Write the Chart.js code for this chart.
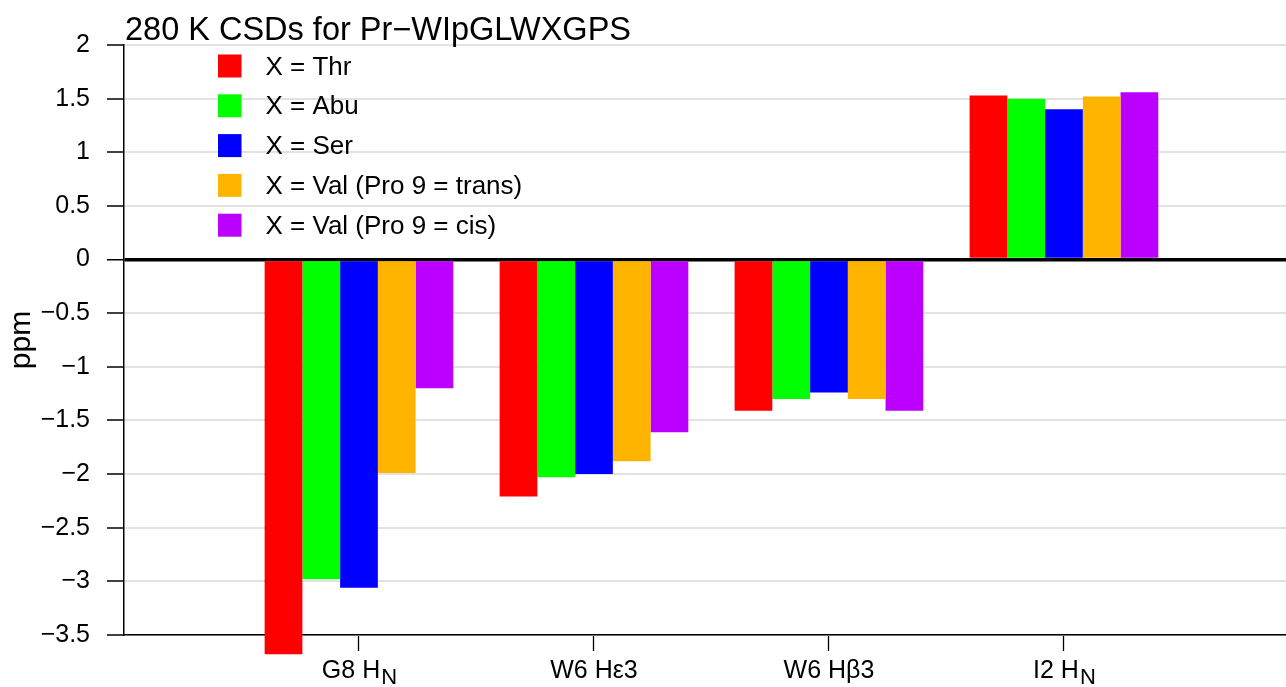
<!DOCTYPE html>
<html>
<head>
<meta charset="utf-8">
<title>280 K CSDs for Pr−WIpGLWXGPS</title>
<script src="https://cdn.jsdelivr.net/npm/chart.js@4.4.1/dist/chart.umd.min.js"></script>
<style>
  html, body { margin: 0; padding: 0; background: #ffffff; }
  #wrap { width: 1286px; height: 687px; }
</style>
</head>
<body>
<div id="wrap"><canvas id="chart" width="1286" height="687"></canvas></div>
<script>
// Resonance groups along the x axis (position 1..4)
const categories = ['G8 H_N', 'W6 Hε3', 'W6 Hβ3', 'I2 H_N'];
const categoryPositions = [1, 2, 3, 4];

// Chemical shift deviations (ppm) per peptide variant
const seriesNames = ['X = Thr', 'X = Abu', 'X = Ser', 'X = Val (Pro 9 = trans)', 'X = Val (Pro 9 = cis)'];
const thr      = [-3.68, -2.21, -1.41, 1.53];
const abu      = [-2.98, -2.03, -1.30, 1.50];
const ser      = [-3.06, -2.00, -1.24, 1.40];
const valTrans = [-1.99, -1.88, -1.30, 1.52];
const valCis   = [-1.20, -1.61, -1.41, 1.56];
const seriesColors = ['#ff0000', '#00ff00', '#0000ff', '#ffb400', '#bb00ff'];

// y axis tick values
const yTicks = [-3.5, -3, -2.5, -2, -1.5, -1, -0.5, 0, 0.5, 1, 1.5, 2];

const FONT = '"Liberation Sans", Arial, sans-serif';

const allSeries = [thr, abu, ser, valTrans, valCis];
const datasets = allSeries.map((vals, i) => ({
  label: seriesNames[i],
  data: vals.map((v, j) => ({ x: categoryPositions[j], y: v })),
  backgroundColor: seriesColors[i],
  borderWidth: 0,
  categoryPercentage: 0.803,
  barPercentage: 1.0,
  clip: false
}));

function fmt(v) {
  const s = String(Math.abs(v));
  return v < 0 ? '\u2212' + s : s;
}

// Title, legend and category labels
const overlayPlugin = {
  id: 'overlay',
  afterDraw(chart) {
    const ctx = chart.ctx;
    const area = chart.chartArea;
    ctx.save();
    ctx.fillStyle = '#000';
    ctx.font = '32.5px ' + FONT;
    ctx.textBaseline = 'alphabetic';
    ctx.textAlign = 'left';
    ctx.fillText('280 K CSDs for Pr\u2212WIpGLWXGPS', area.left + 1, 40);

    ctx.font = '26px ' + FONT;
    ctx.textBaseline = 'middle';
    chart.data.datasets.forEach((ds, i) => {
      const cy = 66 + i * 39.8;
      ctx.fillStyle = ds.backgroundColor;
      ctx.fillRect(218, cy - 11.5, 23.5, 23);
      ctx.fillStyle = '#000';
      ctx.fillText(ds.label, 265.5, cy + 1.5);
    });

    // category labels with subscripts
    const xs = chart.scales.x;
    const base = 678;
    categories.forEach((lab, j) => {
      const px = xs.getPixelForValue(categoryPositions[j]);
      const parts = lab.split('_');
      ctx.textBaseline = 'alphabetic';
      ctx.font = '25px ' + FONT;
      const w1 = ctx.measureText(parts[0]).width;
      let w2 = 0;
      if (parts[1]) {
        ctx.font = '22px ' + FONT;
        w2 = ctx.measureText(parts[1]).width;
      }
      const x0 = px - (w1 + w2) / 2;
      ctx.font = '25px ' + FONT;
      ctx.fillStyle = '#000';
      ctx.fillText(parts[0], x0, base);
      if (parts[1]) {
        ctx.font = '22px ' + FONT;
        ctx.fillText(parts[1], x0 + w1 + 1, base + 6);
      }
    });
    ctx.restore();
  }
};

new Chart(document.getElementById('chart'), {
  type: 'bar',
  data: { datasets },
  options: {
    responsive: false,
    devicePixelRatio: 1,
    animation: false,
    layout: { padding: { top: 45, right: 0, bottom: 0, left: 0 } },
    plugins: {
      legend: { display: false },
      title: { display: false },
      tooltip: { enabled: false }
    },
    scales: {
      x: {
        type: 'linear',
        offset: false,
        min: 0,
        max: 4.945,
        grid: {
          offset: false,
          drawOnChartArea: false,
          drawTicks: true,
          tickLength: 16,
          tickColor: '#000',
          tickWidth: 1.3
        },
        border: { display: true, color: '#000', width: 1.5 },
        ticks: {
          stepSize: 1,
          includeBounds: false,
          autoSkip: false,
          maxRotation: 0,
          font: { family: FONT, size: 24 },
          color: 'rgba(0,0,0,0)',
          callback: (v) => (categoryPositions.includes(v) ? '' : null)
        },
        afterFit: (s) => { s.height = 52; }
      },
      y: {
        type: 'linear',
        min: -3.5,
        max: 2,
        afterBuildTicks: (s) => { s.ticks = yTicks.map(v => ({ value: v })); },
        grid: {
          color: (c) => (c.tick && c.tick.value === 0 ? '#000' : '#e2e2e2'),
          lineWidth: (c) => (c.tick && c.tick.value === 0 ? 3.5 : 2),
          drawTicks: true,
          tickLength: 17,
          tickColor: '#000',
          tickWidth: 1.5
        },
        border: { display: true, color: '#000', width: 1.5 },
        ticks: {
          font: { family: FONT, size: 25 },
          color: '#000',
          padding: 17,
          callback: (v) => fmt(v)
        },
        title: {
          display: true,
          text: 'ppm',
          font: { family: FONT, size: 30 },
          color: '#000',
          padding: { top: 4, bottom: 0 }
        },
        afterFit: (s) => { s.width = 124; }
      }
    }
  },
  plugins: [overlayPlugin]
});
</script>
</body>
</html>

Task objective: Reproduce the material above exactly, first line through the line that contains "const categoryPositions = [1, 2, 3, 4];", minus the pictures.

Task solution:
Write the Chart.js code for this chart.
<!DOCTYPE html>
<html>
<head>
<meta charset="utf-8">
<title>280 K CSDs for Pr−WIpGLWXGPS</title>
<script src="https://cdn.jsdelivr.net/npm/chart.js@4.4.1/dist/chart.umd.min.js"></script>
<style>
  html, body { margin: 0; padding: 0; background: #ffffff; }
  #wrap { width: 1286px; height: 687px; }
</style>
</head>
<body>
<div id="wrap"><canvas id="chart" width="1286" height="687"></canvas></div>
<script>
// Resonance groups along the x axis (position 1..4)
const categories = ['G8 H_N', 'W6 Hε3', 'W6 Hβ3', 'I2 H_N'];
const categoryPositions = [1, 2, 3, 4];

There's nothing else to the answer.